Pallas square chiron

Pallas square chiron

Intellect Against Integration

"I embrace the power of my intellect and emotional healing, finding synergy in my journey of integration and growth."

Pallas square chiron Opportunities

  • Integrating intellect and emotions
  • Analyzing wounds for healing

Pallas square chiron Goals

  • Overcoming self-doubt and criticism
  • Facilitating healing through wisdom

Pallas square Chiron places your pattern-recognition mind directly at odds with your wound. Your intelligence is sharp, you see systems, gaps, solutions, the architecture underneath confusion. But that same clarity can become a weapon against the very pain you're trying to understand. You tend to analyze your hurt rather than feel it, to strategize around it rather than move through it, to find the flaw in yourself that "caused" the wound so you can fix it intellectually and never have to sit with the rawness of it.

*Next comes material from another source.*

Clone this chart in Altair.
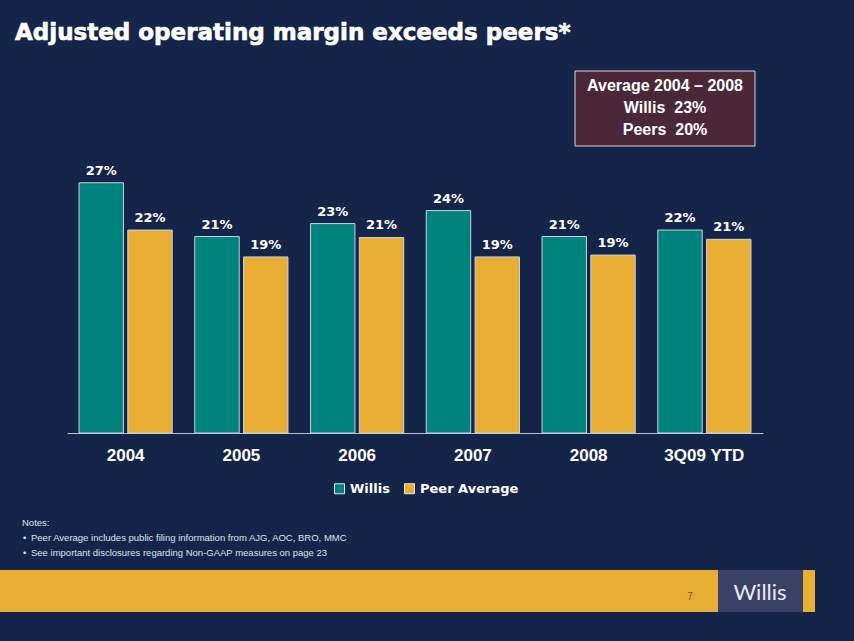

The friction shows up concretely: you devise brilliant frameworks for problems that aren't actually solvable by thinking harder. You recognize patterns in others' trauma with uncanny accuracy, yet when someone suggests your own pain might need something other than analysis, you dismiss them as naive or unsophisticated. You can spend years understanding exactly how you were hurt, mapping every detail, and still not move an inch toward actual healing because understanding and healing are not the same currency. Your mind becomes a fortress against vulnerability, and the more sophisticated your analysis, the more fortified the walls.

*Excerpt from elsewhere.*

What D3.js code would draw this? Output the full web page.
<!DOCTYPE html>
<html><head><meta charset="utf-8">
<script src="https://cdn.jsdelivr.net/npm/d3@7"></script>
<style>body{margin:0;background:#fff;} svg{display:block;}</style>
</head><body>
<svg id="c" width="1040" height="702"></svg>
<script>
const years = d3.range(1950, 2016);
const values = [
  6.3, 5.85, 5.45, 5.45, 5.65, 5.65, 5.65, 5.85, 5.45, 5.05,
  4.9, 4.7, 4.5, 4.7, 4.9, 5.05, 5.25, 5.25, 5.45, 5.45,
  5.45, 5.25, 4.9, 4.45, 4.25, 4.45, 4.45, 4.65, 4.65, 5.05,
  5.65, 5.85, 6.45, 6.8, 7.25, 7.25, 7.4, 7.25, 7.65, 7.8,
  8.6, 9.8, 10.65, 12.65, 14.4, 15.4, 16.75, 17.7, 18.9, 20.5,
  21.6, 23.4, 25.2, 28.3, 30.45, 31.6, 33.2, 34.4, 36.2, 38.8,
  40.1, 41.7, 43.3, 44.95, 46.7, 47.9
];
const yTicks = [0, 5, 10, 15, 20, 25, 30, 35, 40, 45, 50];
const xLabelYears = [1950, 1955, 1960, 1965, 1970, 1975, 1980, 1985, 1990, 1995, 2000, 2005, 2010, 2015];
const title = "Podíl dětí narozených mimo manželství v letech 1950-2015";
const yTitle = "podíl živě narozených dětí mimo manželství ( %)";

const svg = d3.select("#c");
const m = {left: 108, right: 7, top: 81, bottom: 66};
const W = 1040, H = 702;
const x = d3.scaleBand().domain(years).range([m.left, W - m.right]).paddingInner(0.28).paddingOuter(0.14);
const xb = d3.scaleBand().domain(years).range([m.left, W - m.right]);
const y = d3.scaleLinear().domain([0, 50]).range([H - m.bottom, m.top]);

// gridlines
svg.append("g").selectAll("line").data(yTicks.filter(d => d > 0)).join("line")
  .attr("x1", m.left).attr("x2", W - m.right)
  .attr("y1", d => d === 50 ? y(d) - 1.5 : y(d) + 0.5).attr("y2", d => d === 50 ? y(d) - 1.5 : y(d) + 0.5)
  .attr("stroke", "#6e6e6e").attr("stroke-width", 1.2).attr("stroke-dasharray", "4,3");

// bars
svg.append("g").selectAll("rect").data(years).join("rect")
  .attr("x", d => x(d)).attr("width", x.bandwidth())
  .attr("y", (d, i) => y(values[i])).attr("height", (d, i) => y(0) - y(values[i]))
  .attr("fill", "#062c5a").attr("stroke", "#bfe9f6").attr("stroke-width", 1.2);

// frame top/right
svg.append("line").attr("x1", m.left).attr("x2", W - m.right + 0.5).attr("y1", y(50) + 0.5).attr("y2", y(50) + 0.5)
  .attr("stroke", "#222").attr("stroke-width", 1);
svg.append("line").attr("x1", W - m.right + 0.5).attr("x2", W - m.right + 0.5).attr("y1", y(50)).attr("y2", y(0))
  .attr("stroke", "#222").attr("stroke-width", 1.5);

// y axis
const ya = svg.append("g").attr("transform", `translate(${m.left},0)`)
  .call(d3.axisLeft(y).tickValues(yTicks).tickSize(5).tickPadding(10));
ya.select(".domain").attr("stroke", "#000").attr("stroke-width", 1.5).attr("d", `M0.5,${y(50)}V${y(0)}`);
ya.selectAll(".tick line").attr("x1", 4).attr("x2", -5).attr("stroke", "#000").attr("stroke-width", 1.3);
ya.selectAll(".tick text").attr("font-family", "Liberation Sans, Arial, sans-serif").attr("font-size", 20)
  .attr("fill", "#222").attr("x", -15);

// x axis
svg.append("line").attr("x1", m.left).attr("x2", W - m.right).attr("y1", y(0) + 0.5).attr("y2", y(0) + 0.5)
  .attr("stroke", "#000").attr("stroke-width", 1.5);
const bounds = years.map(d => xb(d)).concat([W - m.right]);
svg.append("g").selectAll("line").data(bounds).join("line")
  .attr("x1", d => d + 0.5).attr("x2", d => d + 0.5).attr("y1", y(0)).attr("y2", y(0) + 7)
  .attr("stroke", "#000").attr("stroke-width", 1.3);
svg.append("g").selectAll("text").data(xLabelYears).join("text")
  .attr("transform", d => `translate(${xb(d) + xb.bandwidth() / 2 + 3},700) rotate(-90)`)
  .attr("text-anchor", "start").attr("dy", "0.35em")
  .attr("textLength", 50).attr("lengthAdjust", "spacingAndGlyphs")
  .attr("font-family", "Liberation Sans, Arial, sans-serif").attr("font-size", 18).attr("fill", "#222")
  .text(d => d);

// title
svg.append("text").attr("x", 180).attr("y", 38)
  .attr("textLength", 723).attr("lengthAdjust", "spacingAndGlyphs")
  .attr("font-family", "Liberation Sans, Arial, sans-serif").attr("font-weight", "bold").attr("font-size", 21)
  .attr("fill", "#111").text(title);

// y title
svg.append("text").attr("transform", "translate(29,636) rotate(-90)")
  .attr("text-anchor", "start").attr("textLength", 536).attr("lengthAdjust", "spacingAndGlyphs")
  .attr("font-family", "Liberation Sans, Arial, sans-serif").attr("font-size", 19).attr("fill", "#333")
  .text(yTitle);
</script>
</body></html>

What this square is building toward is something neither your intellect nor your wound can produce alone. The friction itself is the teacher. When you stop trying to think your way out of pain and instead use your strategic mind to recognize what healing actually requires, which might be sitting with not-knowing, or asking for help, or grieving without solving, your intelligence becomes genuinely wise rather than merely clever. Your wound doesn't disappear; it becomes the ground where your sharpest insights grow. You become someone who teaches not from theory but from the hard-won integration of having thought deeply and felt fully. That convergence is what makes you dangerous to denial, in yourself and in others.